Realistic Fiction         Sarah Strouse, Nazareth Area SD

Sky Baker is openly gay in his small, conservative northern Michigan hometown, but he still works hard to not be openly gay. He attempts to keep things toned down, even consciously trying to walk straighter (pun intended). His devoutly Christian mother kicked him out of the house Christmas Eve, and now he’s living with the family of his best friend, Bree. The future for most of his friends is bleak; the majority of them do not have the money to pay for expensive colleges and, like Sky, are pinning their hopes on the local community college. So Sky decides to end his high school years with a bang: the biggest, gayest promposal ever seen. Sky isn’t even sure his crush, Ali, is gay. But for Sky, it’s go big or go home. When his plans get leaked on an all-school email account, he is mortified beyond belief. But to his surprise he finds friends, support, and romance where he never expected. This uplifting book emphasizes the value of good friends – “good friendships are worth fighting for.”  Most of the characters are white, but Sky’s best friend Marshall is one of the few Black students in the school and Ali is Iraqi-American. While Sky deals with prejudice because he is gay, it turns out he is less aware of the prejudices Marshall experiences. Another character is transgender. The setting and characters are extremely realistic and relatable, and readers will be delighted with the conclusion of the book.

THOUGHTS: A vibrant addition to any secondary realistic fiction collection. Many students will identify with Sky’s economically depressed hometown, where a few have much, but most face a challenging future.

Realistic Fiction          Nancy Nadig, Penn Manor SD

The Boys of Fire and Ash


McIsaac, Meaghan.

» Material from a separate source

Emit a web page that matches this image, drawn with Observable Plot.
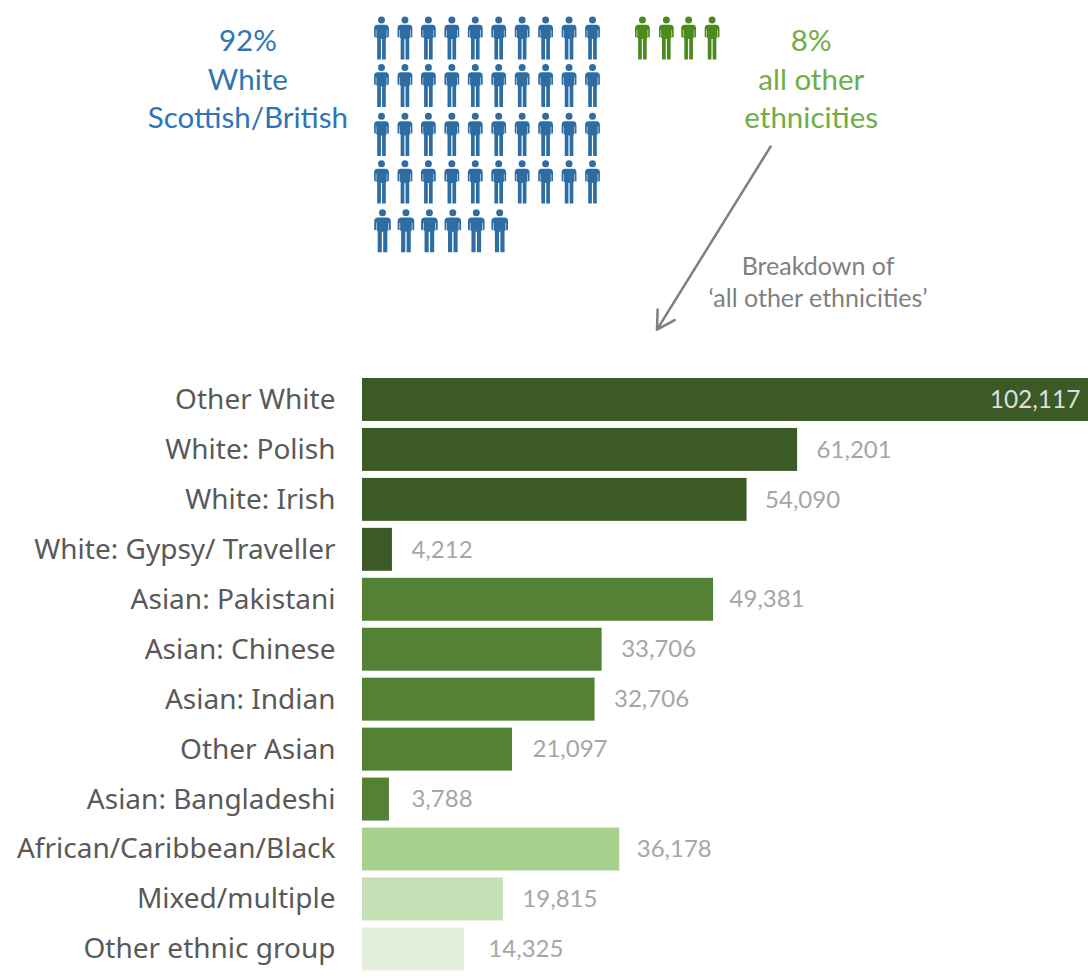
<!DOCTYPE html>
<html>
<head>
<meta charset="utf-8">
<script src="https://cdn.jsdelivr.net/npm/d3@7"></script>
<script src="https://cdn.jsdelivr.net/npm/@observablehq/plot@0.6"></script>
<style>
html,body{margin:0;padding:0;background:#fff}
#chart svg{display:block}
</style>
</head>
<body>
<div id="chart"></div>
<script>
const categories = ["Other White","White: Polish","White: Irish","White: Gypsy/ Traveller","Asian: Pakistani","Asian: Chinese","Asian: Indian","Other Asian","Asian: Bangladeshi","African/Caribbean/Black","Mixed/multiple","Other ethnic group"];
const values = [102117,61201,54090,4212,49381,33706,32706,21097,3788,36178,19815,14325];
const groups = ["white","white","white","white","asian","asian","asian","asian","asian","black","mixed","other"];
const groupNames = ["white","asian","black","mixed","other"];
const groupColors = ["#3b5a25","#548235","#a9d18e","#c5e0b4","#e2f0d9"];
const blueCount = 46, greenCount = 4, perRow = 10;
const greenCols = [11.13,12.15,13.1,14.1];
const rowSlots = [0,0.985,2,2.987,4];
const blue = "#2e6da4", green = "#4c8a1e";

// Pictogram figure as a custom dot symbol; sx widens the hand-placed last row.
const makePerson = sx => ({
  draw(c, size) {
    const k = Math.sqrt(size) / 20;
    const X = v => v * k * sx, Y = v => v * k;
    c.moveTo(X(3.5), Y(-18.1));
    c.arc(0, Y(-18.1), k * 3.5, 0, Math.PI * 2);
    c.closePath();
    const half = s => [
      [s * 7.4, -9.5], [s * 7.4, -0.8], [s * 5.7, -0.8], [s * 5.7, -8], [s * 5.2, -8],
      [s * 5.2, 0], [s * 4.3, 0], [s * 4.3, 21.5], [s * 0.6, 21.5], [s * 0.6, 1]
    ];
    c.moveTo(X(-4), Y(-13.2));
    c.lineTo(X(4), Y(-13.2));
    c.quadraticCurveTo(X(7.4), Y(-13.2), X(7.4), Y(-9.5));
    half(1).forEach(([a, b]) => c.lineTo(X(a), Y(b)));
    half(-1).reverse().forEach(([a, b]) => c.lineTo(X(a), Y(b)));
    c.quadraticCurveTo(X(-7.4), Y(-13.2), X(-4), Y(-13.2));
    c.closePath();
  }
});
const person = makePerson(1), personWide = makePerson(1.12);

const bluePeople = d3.range(blueCount).map(i => ({col: i % perRow, row: rowSlots[Math.floor(i / perRow)], last: i >= 40}));
const greenPeople = greenCols.slice(0, greenCount).map(col => ({col, row: 0}));

const W = 1088, TOP = 370, BOTTOM = 608;
const iconR = 20 / Math.sqrt(Math.PI);
const noLig = "font-variant-ligatures:none;font-feature-settings:'liga' 0";

const topPlot = Plot.plot({
  width: W, height: TOP, margin: 0,
  x: {domain: [0, 9], range: [381, 592], axis: null},
  y: {domain: [0, 4], range: [37.5, 230.3], axis: null},
  marks: [
    Plot.dot(bluePeople.filter(d => !d.last), {x: "col", y: "row", r: iconR, symbol: person, fill: blue, stroke: "none"}),
    Plot.dot(bluePeople.filter(d => d.last), {x: "col", y: "row", dx: 1, r: iconR, symbol: personWide, fill: blue, stroke: "none"}),
    Plot.dot(greenPeople, {x: "col", y: "row", r: iconR, symbol: person, fill: green, stroke: "none"}),
    Plot.text(["92%\nWhite\nScottish/British"], {x: -5.7, y: 0.81, text: d => d, fill: "#2e75b6", fontFamily: "Lato", fontSize: 29.5, lineHeight: 1.32, textAnchor: "middle", style: noLig}),
    Plot.text(["8%\nall other\nethnicities"], {x: 18.33, y: 0.81, text: d => d, fill: "#70ad47", fontFamily: "Lato", fontSize: 29.5, lineHeight: 1.32, textAnchor: "middle", style: noLig}),
    Plot.text(["Breakdown of\n‘all other ethnicities’"], {x: 18.62, y: 5.03, text: d => d, fill: "#7f7f7f", fontFamily: "Lato", fontSize: 25, lineHeight: 1.3, textAnchor: "middle", style: noLig}),
    Plot.arrow([{x1: 16.6, y1: 2.25, x2: 11.75, y2: 6.05}], {x1: "x1", y1: "y1", x2: "x2", y2: "y2", bend: 0, stroke: "#7f7f7f", strokeWidth: 2.5, headLength: 12, headAngle: 60, inset: 0})
  ]
});

const labelNudge = [0,0,-1,0,-3,0,0,1,3,-2,0,5];
const rows = categories.map((name, i) => ({name, value: values[i], group: groups[i], nudge: labelNudge[i]}));
const fmt = d3.format(",");

const barPlot = Plot.plot({
  width: W, height: BOTTOM, marginTop: 0, marginBottom: 0, marginRight: 0, marginLeft: 362,
  x: {domain: [0, 102117], range: [362, 1088], axis: null},
  y: {domain: categories, range: [1, 607.4], padding: 0.14, align: 0.5, round: false, axis: null},
  color: {domain: groupNames, range: groupColors},
  marks: [
    Plot.barX(rows, {x: "value", y: "name", fill: "group"}),
    Plot.text(rows, {x: 0, y: "name", text: "name", textAnchor: "end", dx: -27, fill: "#595959", fontFamily: "Noto Sans", fontSize: 28, style: "letter-spacing:0.4px"}),
    ...rows.filter(d => d.value < 100000).map(d =>
      Plot.text([d], {x: "value", y: "name", text: r => fmt(r.value), textAnchor: "start", dx: 19 + d.nudge, fill: "#a6a6a6", fontFamily: "Lato", fontSize: 24})),
    Plot.text(rows.filter(d => d.value >= 100000), {x: "value", y: "name", text: d => fmt(d.value), textAnchor: "end", dx: -8, fill: "#dedede", fontFamily: "Lato", fontSize: 24.5})
  ]
});

document.getElementById("chart").append(topPlot, barPlot);
</script>
</body>
</html>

The Boys of Fire and Ash.  New York: Delacorte Press, 2015. 978-0385744454 327 p. $16.99 Gr. 5-12

Urgle lives with his “brothers” in the Ikkuma, a hot volcanic ash pit surrounded by wilderness and deadly creatures.  Each boy was abandoned as a baby (they have a hatred of mothers as a result) and is given a “big brother” to teach him, until each one has his own “leaving” from the pit.  Urgle is watchful of his annoying little brother Cubby, but due to his own lack of hunting skills he largely believes his nickname “Useless.”  No brother has ever returned after leaving, until one day a man crashes into their pit, chased by awful creatures.  Just after the brothers save his life and realize “Blaze” was once a brother, too, the creatures attack again and take two little brothers.  One of them is Cubby which leads Urgle out of the pit, with two friends and Blaze as a guide.

The Ikkuma have a code of looking out for one another, which not all boys do well.  Thus, Urgle’s devotion to his brother is admirable, and the minimal fleshing-out of characters’ motivations and fears is interesting.  Much here seems uneven—a decent concept that has not been thoroughly developed to answer nagging questions, characters with potential but no shown growth, and language that seems tacked on.   The underlying creation myth that leads the mothers to abandon their sons is both confusing and difficult to believe.  For instance, avoiding men, how do these women get pregnant or sustain their society? Isolated for years from society (so that they have never seen a female, or anyone older than sixteen), how do the Ikkuma boys have no translation/dialect issues?  Also, Blaze’s reason for returning is never explained.  The story tiptoes around but avoids delving deeply into most problematic issues (religion, profanity, abuse, sex), making it an easy recommendation for younger readers.  Urgle is a loyal underdog to root for, and younger fans of dystopian literature will enjoy this stand-alone title, previously self-published in Britain as Urgle.


Yes, it’s another dystopian book.  This one nicely features mainly male characters and action scenes throughout.  Some thought has been given to quirkiness of the created world: “By Rawley!” the boys say when cursing; and Urgle’s first view of older adults is that their skin as “melted” (i.e. wrinkled).  But, McIsaac fails to convince on Urgle’s abilities, even when other characters look to him as someone special.  Toward the end, Urgle’s “I was sure of this” moments contradict themselves, leaving the reader at the mercy of the author’s whim to make the character fit the moment.  For anyone aware of Tolkien’s rich understanding of language, the names of people and places gratingly show no sense of place or culture; they are simply tacked on: Cubby, Lussit, Benedon, Blaze, Krepin, Cheeks, Baublenotts, Farka, on and on.  This book can fill a void for readers who have run out of dystopian or adventure fiction and keep begging for more.  Otherwise, look to series like: The Maze Runner, Septimus Heap, Ranger’s Apprentice, or titles by Margaret Peterson Haddix or Neal Shusterman.